# Goal:
Can you set down, exactly as they appear below, the lines from the opening of the material through the one bearing "const bulgaria: (number | null)[] = [];", minus the pictures?

# Supplied material:
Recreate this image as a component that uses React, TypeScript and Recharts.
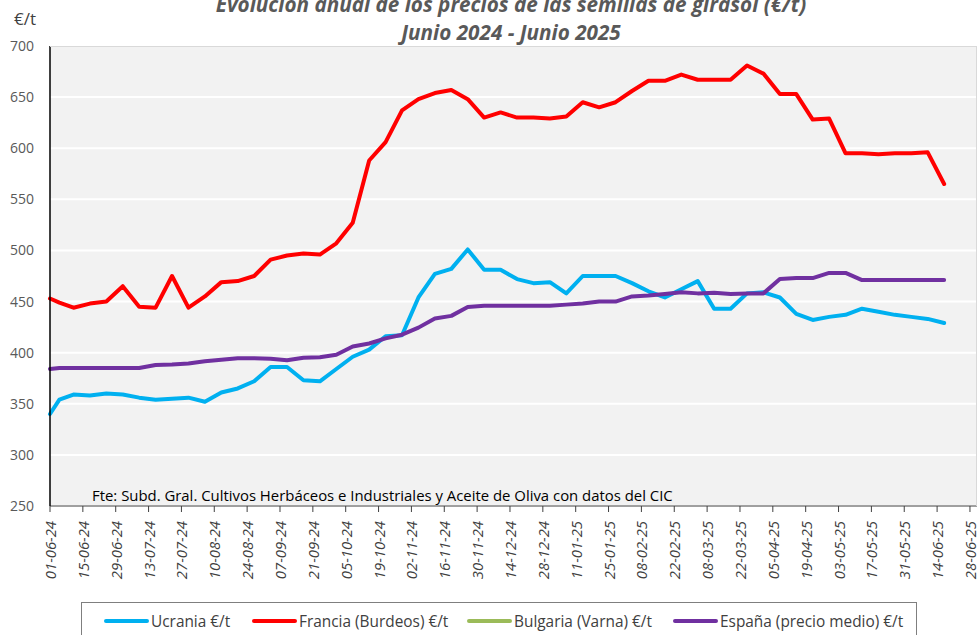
import React from "react";
import { LineChart, Line, XAxis, YAxis, CartesianGrid, Legend } from "recharts";

// Observation dates (dd-mm-yy)
const dates: string[] = [
  "01-06-24", "05-06-24",
  "11-06-24", "18-06-24", "25-06-24", "02-07-24", "09-07-24", "16-07-24", "23-07-24", "30-07-24",
  "06-08-24", "13-08-24", "20-08-24", "27-08-24", "03-09-24", "10-09-24", "17-09-24", "24-09-24",
  "01-10-24", "08-10-24", "15-10-24", "22-10-24", "29-10-24", "05-11-24", "12-11-24", "19-11-24",
  "26-11-24", "03-12-24", "10-12-24", "17-12-24", "24-12-24", "31-12-24", "07-01-25", "14-01-25",
  "21-01-25", "28-01-25", "04-02-25", "11-02-25", "18-02-25", "25-02-25", "04-03-25", "11-03-25",
  "18-03-25", "25-03-25", "01-04-25", "08-04-25", "15-04-25", "22-04-25", "29-04-25", "06-05-25",
  "13-05-25", "20-05-25", "27-05-25", "03-06-25", "10-06-25", "17-06-25",
];

const ucrania: number[] = [
  340, 354,
  359, 358, 360, 359, 356, 354, 355, 356, 352, 361, 365, 372, 386, 386, 373, 372,
  384, 396, 403, 416, 417, 454, 477, 482, 501, 481, 481, 472, 468, 469, 458, 475,
  475, 475, 468, 460, 454, 462, 470, 443, 443, 458, 459, 454, 438, 432, 435, 437,
  443, 440, 437, 435, 433, 429,
];

const francia: number[] = [
  453, 449,
  444, 448, 450, 465, 445, 444, 475, 444, 455, 469, 470, 475, 491, 495, 497, 496,
  507, 527, 588, 606, 637, 648, 654, 657, 648, 630, 635, 630, 630, 629, 631, 645,
  640, 645, 656, 666, 666, 672, 667, 667, 667, 681, 673, 653, 653, 628, 629, 595,
  595, 594, 595, 595, 596, 565,
];

const bulgaria: (number | null)[] = [];

const espana: number[] = [
  384, 385,
  385, 385, 385, 385, 385, 388, 388.5, 389.5, 391.6, 393, 394.5, 394.5, 394, 392.5, 395, 395.6,
  398, 406, 409, 414, 417.6, 424.5, 433.5, 436, 444.6, 446, 446, 446, 446, 446, 447, 448,
  450, 450, 455, 456, 457.5, 459, 458, 458.6, 457.5, 458, 458, 472, 473, 473, 478, 478,
  471, 471, 471, 471, 471, 471,
];

const xTickLabels: string[] = [
  "01-06-24", "15-06-24", "29-06-24", "13-07-24", "27-07-24", "10-08-24", "24-08-24",
  "07-09-24", "21-09-24", "05-10-24", "19-10-24", "02-11-24", "16-11-24", "30-11-24",
  "14-12-24", "28-12-24", "11-01-25", "25-01-25", "08-02-25", "22-02-25", "08-03-25",
  "22-03-25", "05-04-25", "19-04-25", "03-05-25", "17-05-25", "31-05-25", "14-06-25",
  "28-06-25",
];

const yTicks: number[] = [250, 300, 350, 400, 450, 500, 550, 600, 650, 700];

const series = [
  { key: "ucrania", name: "Ucrania €/t", color: "#00B0F0" },
  { key: "francia", name: "Francia (Burdeos) €/t", color: "#FF0000" },
  { key: "bulgaria", name: "Bulgaria (Varna) €/t", color: "#9BBB59" },
  { key: "espana", name: "España (precio medio) €/t", color: "#7030A0" },
];

const DAY = 86400000;
const parseDate = (s: string) => {
  const [d, m, y] = s.split("-").map(Number);
  return Date.UTC(2000 + y, m - 1, d);
};
const BASE = parseDate(dates[0]);
const toOffset = (s: string) => Math.round((parseDate(s) - BASE) / DAY);
const fmt = (off: number) => {
  const dt = new Date(BASE + off * DAY);
  const dd = String(dt.getUTCDate()).padStart(2, "0");
  const mm = String(dt.getUTCMonth() + 1).padStart(2, "0");
  const yy = String(dt.getUTCFullYear() % 100).padStart(2, "0");
  return `${dd}-${mm}-${yy}`;
};

const data = dates.map((d, i) => ({
  t: toOffset(d),
  ucrania: ucrania[i] ?? null,
  francia: francia[i] ?? null,
  bulgaria: bulgaria[i] ?? null,
  espana: espana[i] ?? null,
}));

const xTicks = xTickLabels.map(toOffset);

const FONT = "'Open Sans', 'Noto Sans', sans-serif";

const XTick = (props: any) => {
  const { x, y, payload } = props;
  return (
    <text
      x={0}
      y={0}
      transform={`translate(${x + 6},${y + 7}) rotate(-90)`}
      textAnchor="end"
      fontFamily={FONT}
      fontStyle="italic"
      fontSize={14.8}
      fill="#404040"
    >
      {fmt(payload.value)}
    </text>
  );
};

const LegendBox = () => (
  <div
    style={{
      boxSizing: "border-box",
      width: 836,
      height: 40,
      border: "1px solid #7F7F7F",
      borderBottom: "none",
      position: "relative",
      fontFamily: FONT,
      fontSize: 15.4,
      color: "#404040",
      background: "#fff",
    }}
  >
    {series.map((s, i) => {
      const lefts = [22, 170, 385, 591];
      return (
        <div
          key={s.key}
          style={{
            position: "absolute",
            left: lefts[i],
            top: 7,
            display: "flex",
            alignItems: "center",
            whiteSpace: "nowrap",
            height: 22,
          }}
        >
          <span
            style={{
              display: "inline-block",
              width: 45,
              height: 4,
              borderRadius: 2,
              background: s.color,
              marginRight: 2,
            }}
          />
          <span>{s.name}</span>
        </div>
      );
    })}
  </div>
);

export default function App() {
  return (
    <div style={{ position: "absolute", left: 0, top: 0, width: 980, height: 635, background: "#fff", overflow: "hidden" }}>
      <LineChart
        width={980}
        height={635}
        data={data}
        margin={{ top: 46, right: 3, left: 0, bottom: 0 }}
      >
        <CartesianGrid
          vertical={false}
          horizontal={true}
          stroke="#FFFFFF"
          strokeWidth={2}
          fill="#F2F2F2"
        />
        <XAxis
          dataKey="t"
          type="number"
          domain={[0, 395]}
          ticks={xTicks}
          interval={0}
          height={89}
          axisLine={{ stroke: "#404040", strokeWidth: 1 }}
          tickLine={{ stroke: "#404040" }}
          tickSize={6}
          tick={<XTick />}
        />
        <YAxis
          type="number"
          domain={[250, 700]}
          ticks={yTicks}
          interval={0}
          width={50}
          axisLine={{ stroke: "#000000", strokeWidth: 1.5 }}
          tickLine={false}
          tickMargin={10}
          tick={{ fontFamily: FONT, fontSize: 14, fill: "#595959" }}
        />
        <Legend
          verticalAlign="bottom"
          content={<LegendBox />}
          wrapperStyle={{ position: "absolute", top: 602, left: 81, width: 836, height: 40 }}
        />
        {series.map((s) => (
          <Line
            key={s.key}
            type="linear"
            dataKey={s.key}
            name={s.name}
            stroke={s.color}
            strokeWidth={4}
            dot={false}
            activeDot={false}
            strokeLinejoin="round"
            strokeLinecap="round"
            connectNulls={false}
            isAnimationActive={false}
          />
        ))}
      </LineChart>
      <div
        style={{
          position: "absolute",
          left: 50,
          top: 46,
          width: 927,
          height: 460,
          borderTop: "1px solid #D9D9D9",
          borderRight: "1px solid #D9D9D9",
          boxSizing: "border-box",
          pointerEvents: "none",
        }}
      />
      <div
        style={{
          position: "absolute",
          left: 0,
          top: -10,
          width: 1022,
          textAlign: "center",
          fontFamily: FONT,
          fontWeight: 700,
          fontStyle: "italic",
          fontSize: 20.7,
          lineHeight: "28px",
          color: "#595959",
          whiteSpace: "nowrap",
        }}
      >
        <div>Evolución anual de los precios de las semillas de girasol (€/t)</div>
        <div>Junio 2024 - Junio 2025</div>
      </div>
      <div
        style={{
          position: "absolute",
          left: 14,
          top: 7,
          fontFamily: FONT,
          fontSize: 17,
          color: "#404040",
        }}
      >
        €/t
      </div>
      <div
        style={{
          position: "absolute",
          left: 92,
          top: 485,
          fontFamily: FONT,
          fontSize: 14.9,
          color: "#000000",
          whiteSpace: "nowrap",
        }}
      >
        Fte: Subd. Gral. Cultivos Herbáceos e Industriales y Aceite de Oliva con datos del CIC
      </div>
    </div>
  );
}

# Solution to the exercise:
Recreate this image as a component that uses React, TypeScript and Recharts.
import React from "react";
import { LineChart, Line, XAxis, YAxis, CartesianGrid, Legend } from "recharts";

// Observation dates (dd-mm-yy)
const dates: string[] = [
  "01-06-24", "05-06-24",
  "11-06-24", "18-06-24", "25-06-24", "02-07-24", "09-07-24", "16-07-24", "23-07-24", "30-07-24",
  "06-08-24", "13-08-24", "20-08-24", "27-08-24", "03-09-24", "10-09-24", "17-09-24", "24-09-24",
  "01-10-24", "08-10-24", "15-10-24", "22-10-24", "29-10-24", "05-11-24", "12-11-24", "19-11-24",
  "26-11-24", "03-12-24", "10-12-24", "17-12-24", "24-12-24", "31-12-24", "07-01-25", "14-01-25",
  "21-01-25", "28-01-25", "04-02-25", "11-02-25", "18-02-25", "25-02-25", "04-03-25", "11-03-25",
  "18-03-25", "25-03-25", "01-04-25", "08-04-25", "15-04-25", "22-04-25", "29-04-25", "06-05-25",
  "13-05-25", "20-05-25", "27-05-25", "03-06-25", "10-06-25", "17-06-25",
];

const ucrania: number[] = [
  340, 354,
  359, 358, 360, 359, 356, 354, 355, 356, 352, 361, 365, 372, 386, 386, 373, 372,
  384, 396, 403, 416, 417, 454, 477, 482, 501, 481, 481, 472, 468, 469, 458, 475,
  475, 475, 468, 460, 454, 462, 470, 443, 443, 458, 459, 454, 438, 432, 435, 437,
  443, 440, 437, 435, 433, 429,
];

const francia: number[] = [
  453, 449,
  444, 448, 450, 465, 445, 444, 475, 444, 455, 469, 470, 475, 491, 495, 497, 496,
  507, 527, 588, 606, 637, 648, 654, 657, 648, 630, 635, 630, 630, 629, 631, 645,
  640, 645, 656, 666, 666, 672, 667, 667, 667, 681, 673, 653, 653, 628, 629, 595,
  595, 594, 595, 595, 596, 565,
];

const bulgaria: (number | null)[] = [];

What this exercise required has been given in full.